*EXERCISE OBJECTIVE*.
Where the word "this" occurs in a line, return that line.

*ROWS*.
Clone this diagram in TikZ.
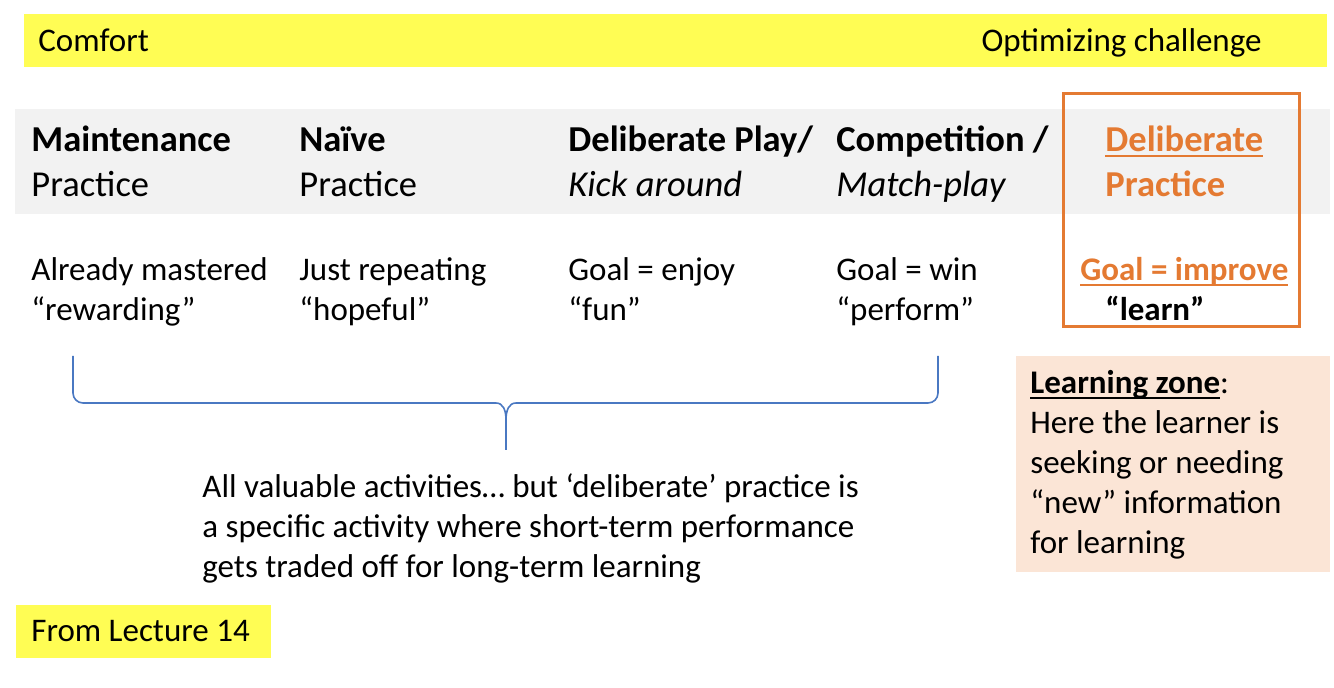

==

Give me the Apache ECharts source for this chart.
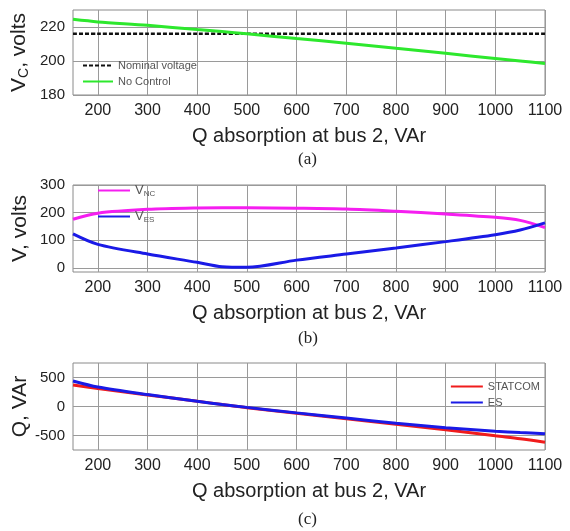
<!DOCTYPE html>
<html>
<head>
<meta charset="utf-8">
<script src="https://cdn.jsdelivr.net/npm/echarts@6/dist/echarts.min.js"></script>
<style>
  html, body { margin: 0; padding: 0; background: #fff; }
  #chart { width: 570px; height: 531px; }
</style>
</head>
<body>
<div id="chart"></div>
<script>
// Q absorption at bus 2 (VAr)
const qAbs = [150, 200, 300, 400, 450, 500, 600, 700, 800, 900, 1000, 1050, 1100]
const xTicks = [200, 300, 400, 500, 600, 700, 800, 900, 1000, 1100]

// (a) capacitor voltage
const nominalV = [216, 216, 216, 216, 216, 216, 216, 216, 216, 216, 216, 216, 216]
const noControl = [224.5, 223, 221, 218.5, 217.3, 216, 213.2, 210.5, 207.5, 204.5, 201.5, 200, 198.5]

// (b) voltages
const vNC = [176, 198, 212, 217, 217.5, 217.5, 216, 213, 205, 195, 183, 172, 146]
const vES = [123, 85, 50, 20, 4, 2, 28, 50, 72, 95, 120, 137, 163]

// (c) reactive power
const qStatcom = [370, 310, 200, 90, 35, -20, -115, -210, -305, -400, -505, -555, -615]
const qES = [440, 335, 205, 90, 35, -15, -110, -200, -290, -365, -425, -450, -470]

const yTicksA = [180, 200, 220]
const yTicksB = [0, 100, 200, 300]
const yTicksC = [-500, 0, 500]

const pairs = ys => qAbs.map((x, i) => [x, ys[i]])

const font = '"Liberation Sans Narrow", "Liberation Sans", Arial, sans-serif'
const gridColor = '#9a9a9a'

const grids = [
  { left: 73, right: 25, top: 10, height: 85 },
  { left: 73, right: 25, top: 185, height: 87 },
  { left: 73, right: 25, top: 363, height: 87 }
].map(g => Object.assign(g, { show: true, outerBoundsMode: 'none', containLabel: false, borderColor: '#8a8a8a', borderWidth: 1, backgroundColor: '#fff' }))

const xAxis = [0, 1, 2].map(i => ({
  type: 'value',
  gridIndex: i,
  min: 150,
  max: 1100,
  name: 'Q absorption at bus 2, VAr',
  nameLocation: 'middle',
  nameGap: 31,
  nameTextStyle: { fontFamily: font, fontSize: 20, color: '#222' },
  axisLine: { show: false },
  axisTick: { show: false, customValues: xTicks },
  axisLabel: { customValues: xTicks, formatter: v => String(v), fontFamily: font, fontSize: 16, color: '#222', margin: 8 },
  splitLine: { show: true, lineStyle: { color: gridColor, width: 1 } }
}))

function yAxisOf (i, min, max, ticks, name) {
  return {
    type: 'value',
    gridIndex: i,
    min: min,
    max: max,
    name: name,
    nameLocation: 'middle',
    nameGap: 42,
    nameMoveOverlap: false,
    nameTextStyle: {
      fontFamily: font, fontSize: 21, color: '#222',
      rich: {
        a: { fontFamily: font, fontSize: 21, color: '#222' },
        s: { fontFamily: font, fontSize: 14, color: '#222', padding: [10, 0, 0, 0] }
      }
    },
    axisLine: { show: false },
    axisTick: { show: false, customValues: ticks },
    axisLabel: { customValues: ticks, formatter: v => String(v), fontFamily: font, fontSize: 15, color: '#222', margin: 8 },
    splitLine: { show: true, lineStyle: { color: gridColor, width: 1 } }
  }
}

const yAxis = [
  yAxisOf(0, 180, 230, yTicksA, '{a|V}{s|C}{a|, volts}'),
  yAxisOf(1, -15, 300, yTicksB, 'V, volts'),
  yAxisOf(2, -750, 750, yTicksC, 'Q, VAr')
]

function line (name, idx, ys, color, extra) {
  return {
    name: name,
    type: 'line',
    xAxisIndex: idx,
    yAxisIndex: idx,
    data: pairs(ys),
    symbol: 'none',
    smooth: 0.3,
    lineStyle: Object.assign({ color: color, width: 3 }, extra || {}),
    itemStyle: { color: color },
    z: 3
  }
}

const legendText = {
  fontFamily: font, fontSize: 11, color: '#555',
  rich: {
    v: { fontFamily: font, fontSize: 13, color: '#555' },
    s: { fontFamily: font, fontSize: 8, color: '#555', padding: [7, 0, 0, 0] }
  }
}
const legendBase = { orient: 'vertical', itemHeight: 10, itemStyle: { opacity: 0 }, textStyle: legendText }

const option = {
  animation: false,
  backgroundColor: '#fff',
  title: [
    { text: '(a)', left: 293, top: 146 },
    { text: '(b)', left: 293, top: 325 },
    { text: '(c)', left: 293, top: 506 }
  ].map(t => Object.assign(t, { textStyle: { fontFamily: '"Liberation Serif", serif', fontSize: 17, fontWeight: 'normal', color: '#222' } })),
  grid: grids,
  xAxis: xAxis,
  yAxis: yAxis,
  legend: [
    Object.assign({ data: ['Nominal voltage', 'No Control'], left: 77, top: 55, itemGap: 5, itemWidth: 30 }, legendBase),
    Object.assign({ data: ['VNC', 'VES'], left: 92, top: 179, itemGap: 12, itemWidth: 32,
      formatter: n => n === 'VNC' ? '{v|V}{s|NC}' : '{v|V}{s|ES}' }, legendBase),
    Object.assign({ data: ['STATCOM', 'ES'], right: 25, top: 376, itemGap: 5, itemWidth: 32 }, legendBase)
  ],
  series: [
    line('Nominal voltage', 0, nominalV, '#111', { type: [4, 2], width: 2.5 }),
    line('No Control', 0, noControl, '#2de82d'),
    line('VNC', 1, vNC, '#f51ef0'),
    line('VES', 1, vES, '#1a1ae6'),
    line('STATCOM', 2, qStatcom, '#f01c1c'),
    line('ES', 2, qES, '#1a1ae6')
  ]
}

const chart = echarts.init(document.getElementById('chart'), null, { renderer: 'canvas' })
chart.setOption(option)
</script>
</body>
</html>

*EXPECTED ANSWER*.
Clone this diagram in TikZ.
Give me the Apache ECharts source for this chart.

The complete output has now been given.